Real Madrid has had enough. Rather than staying silent while agents and media outlets spin transfer links for commercial gain, the club is now pushing back — publicly, specifically, and by name.
Two official denials have landed in recent weeks. The first shut down speculation linking them to Michael Olise at Bayern Munich. The second was more pointed: Real Madrid denied any interest — present or future — in Chelsea midfielder Enzo Fernández. That distinction matters. This wasn't a routine denial. It was a door being shut, bolted, and marked clearly.
Why the policy shift, and why now
The reasons are practical as much as philosophical. Madrid completed the Marc Cucurella deal with Chelsea inside 48 hours — the kind of clean, professional operation that requires trust between clubs. Letting social media speculation run wild about Fernández doesn't exactly help that relationship.

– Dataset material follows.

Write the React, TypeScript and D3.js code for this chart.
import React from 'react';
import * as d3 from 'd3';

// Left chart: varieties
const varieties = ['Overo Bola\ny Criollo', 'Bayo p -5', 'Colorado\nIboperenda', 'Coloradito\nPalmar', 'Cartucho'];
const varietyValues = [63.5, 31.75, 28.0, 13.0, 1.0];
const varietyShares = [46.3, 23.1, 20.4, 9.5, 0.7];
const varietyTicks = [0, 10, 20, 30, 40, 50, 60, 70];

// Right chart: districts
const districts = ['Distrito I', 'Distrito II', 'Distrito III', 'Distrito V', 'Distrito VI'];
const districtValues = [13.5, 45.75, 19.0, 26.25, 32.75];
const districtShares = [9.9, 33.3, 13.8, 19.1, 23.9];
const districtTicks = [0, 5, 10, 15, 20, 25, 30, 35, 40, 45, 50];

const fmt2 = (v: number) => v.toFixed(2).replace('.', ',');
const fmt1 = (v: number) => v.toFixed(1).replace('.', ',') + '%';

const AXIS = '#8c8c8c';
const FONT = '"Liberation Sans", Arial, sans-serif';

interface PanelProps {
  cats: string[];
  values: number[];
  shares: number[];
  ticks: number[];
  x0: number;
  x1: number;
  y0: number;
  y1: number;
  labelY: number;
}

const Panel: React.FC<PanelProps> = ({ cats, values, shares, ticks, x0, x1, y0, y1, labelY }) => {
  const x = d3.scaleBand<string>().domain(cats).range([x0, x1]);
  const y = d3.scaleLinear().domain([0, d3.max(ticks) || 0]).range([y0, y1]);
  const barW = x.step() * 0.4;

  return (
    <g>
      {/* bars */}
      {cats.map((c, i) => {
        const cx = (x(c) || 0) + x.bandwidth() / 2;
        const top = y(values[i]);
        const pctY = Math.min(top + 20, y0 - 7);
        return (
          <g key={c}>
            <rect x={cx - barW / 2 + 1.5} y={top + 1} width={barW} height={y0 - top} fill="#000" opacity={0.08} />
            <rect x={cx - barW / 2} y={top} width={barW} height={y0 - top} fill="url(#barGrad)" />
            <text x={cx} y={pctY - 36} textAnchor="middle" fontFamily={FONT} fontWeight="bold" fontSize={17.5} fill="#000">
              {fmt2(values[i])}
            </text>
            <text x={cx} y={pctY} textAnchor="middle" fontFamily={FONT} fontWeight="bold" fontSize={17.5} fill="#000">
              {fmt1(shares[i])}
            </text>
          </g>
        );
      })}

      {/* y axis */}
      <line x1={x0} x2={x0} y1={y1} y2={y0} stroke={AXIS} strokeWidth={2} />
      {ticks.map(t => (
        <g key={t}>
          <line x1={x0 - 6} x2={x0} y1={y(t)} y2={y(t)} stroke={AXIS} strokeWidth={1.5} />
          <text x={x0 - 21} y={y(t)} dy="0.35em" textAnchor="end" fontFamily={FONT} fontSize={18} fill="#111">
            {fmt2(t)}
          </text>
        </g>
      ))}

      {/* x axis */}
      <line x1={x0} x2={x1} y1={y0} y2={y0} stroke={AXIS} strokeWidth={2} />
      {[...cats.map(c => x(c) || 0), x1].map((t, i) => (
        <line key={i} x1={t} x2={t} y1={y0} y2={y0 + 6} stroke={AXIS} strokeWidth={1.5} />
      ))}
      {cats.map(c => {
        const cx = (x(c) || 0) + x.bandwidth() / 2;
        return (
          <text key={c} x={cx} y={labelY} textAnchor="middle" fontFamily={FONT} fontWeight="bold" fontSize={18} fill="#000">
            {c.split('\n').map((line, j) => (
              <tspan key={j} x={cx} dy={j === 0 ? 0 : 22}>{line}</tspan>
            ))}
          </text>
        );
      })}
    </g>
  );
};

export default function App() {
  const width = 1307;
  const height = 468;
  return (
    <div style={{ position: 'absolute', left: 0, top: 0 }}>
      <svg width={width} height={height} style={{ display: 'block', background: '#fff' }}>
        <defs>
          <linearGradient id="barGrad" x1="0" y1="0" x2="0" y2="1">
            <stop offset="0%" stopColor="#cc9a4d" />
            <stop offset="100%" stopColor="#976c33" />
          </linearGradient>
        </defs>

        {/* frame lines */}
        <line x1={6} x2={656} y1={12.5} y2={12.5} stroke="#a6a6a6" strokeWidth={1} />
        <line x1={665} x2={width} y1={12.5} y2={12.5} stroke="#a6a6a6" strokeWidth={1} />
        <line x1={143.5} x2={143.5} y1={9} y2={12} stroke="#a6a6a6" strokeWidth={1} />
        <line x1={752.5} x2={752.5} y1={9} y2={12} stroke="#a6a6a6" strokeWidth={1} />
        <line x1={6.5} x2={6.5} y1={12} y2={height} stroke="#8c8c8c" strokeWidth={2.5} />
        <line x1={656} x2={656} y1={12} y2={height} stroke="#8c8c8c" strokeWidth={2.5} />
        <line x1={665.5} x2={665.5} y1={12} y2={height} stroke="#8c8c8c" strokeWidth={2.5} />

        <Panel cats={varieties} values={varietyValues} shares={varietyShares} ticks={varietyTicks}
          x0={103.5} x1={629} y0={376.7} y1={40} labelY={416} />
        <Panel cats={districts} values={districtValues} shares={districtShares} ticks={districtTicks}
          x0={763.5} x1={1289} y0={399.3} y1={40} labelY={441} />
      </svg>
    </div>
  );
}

There's also the fan base to consider. Madrid's hierarchy doesn't want supporters building expectations around players who were never genuinely targets, only to interpret a deal not happening as a failed pursuit. That narrative damages the club's image and fuels unnecessary noise.
The new line is simple: what gets discussed at Valdebebas stays at Valdebebas. Club officials will decide when speculation crosses the line into territory that genuinely harms their interests — and then they'll say something. Until then, silence means silence, not confirmation by omission.
Fernández's cryptic response didn't go unnoticed
The Argentine midfielder reportedly replied to Madrid's denial with a vague social media message. That went down poorly. Real Madrid's executives aren't interested in public games, and the club's statement made clear that the same standard applies to everyone — agents, media, and players alike.
This policy has nothing to do with José Mourinho's arrival at the club. According to sources close to the situation, it stems directly from specific episodes during last season that apparently tested the club's patience with how transfer speculation operates.
The practical upshot for the market is this: a Real Madrid denial now carries real weight. When a club historically said nothing, the silence could be read either way. Now, when Madrid speaks, there's a reason — and bookmakers pricing transfer odds on Madrid links to any player should factor in that the club's denials are no longer diplomatic noise.